The Governance Gap: From Technical Control to Policy

The shift toward AI-driven IAM changes the nature of access control. When AI determines who is challenged for additional verification or who is denied entry entirely, the decision-making process becomes a governance issue. The technical “how” of the tool becomes less important than the ethical and legal “why.”

Many of these AI solutions rely on massive volumes of personal data to function. This includes not only traditional credentials but as well biometrics, behavioral analysis, device data, location information, and specific patterns of user behavior. Because of this reliance, organizations must establish a crystal-clear lawful basis for the data they collect. It is no longer enough to know that a tool can perform a certain type of analysis; leadership must determine if they should be doing it at all.
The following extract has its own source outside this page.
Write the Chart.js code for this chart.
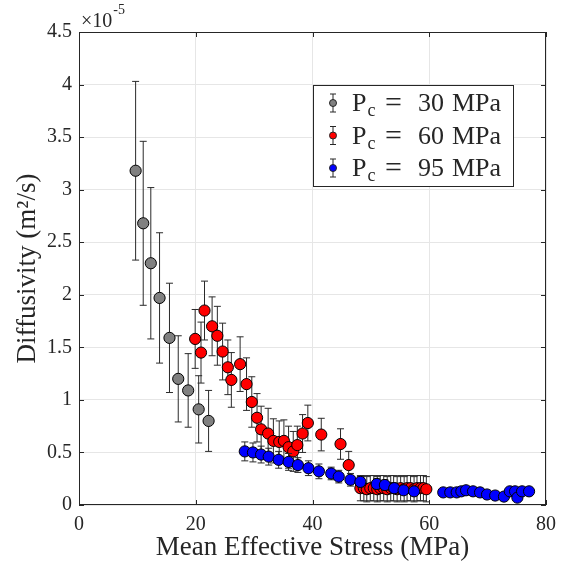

This distinction is critical. As one industry perspective suggests, it is like recognizing that an iPhone is a tool, not the conversation itself. The tool provides the capability, but the organization must provide the logic, necessity, and proportionality for its use.

The Privacy Paradox: Authentication vs. Surveillance

Privacy in the era of AI identity is often described as “soupy” because the boundaries are constantly shifting. AI systems are marketed on their ability to ingest more signals to make better decisions. While this improves security, it simultaneously increases the amount of data collection, processing, and potential intrusion into a user’s life.

The line between intelligent authentication and corporate overreach is thin. Data that is initially gathered to confirm a user’s identity can easily be repurposed. Without strict guardrails, identity data can morph into a tool for monitoring employee behavior, profiling staff, or tracking habits to support broader surveillance efforts. When this happens, user trust begins to erode.

To prevent this slide into surveillance, enterprises are encouraged to adopt “privacy by design.” This involves implementing disciplined boundaries around how identity data is used, conducting proper impact assessments, and providing transparent notices to users about what is being tracked and why.

Addressing the Hurdles of AI Implementation

Beyond privacy, the deployment of AI in IAM faces several significant governance hurdles that can undermine the security it is meant to provide. These include:

  • Data Quality: AI is only as effective as the data it consumes. Poor data quality can lead to incorrect access decisions, either locking out legitimate users or granting access to unauthorized ones.
  • Explainability: Many AI models operate as “black boxes.” For governance and audit purposes, organizations need to be able to explain why an AI denied a specific user access or flagged a particular behavior as suspicious.
  • Bias: If the training data contains biases, the AI may unfairly target or challenge specific groups of users, leading to ethical failures and potential legal liabilities.

Navigating these privacy and security challenges requires a strategic approach to governance. The goal is to harness the potential of AI to enhance the digital identity ecosystem without sacrificing the trust of the people using it.

Key Takeaways for AI-Driven Identity

Summary of AI Impact on Identity Management
Focus Area AI Benefit Governance Risk
Access Control Smarter verification, less friction Lack of explainability in denials
Threat Detection Real-time monitoring, prevents lateral movement Potential for behavioral surveillance
User Experience NLP interfaces, faster requests Over-reliance on intrusive biometric data
Compliance Automated reviews and audits Questions of proportionality and lawful basis

As AI continues to reshape the landscape of identity, the focus must remain on the balance between efficiency and ethics. The most successful implementations will be those that treat identity not just as a security perimeter, but as a trust relationship between the organization and the individual.

Organizations are currently urged to review their data retention policies and conduct privacy impact assessments to ensure their AI-driven IAM projects remain compliant and transparent.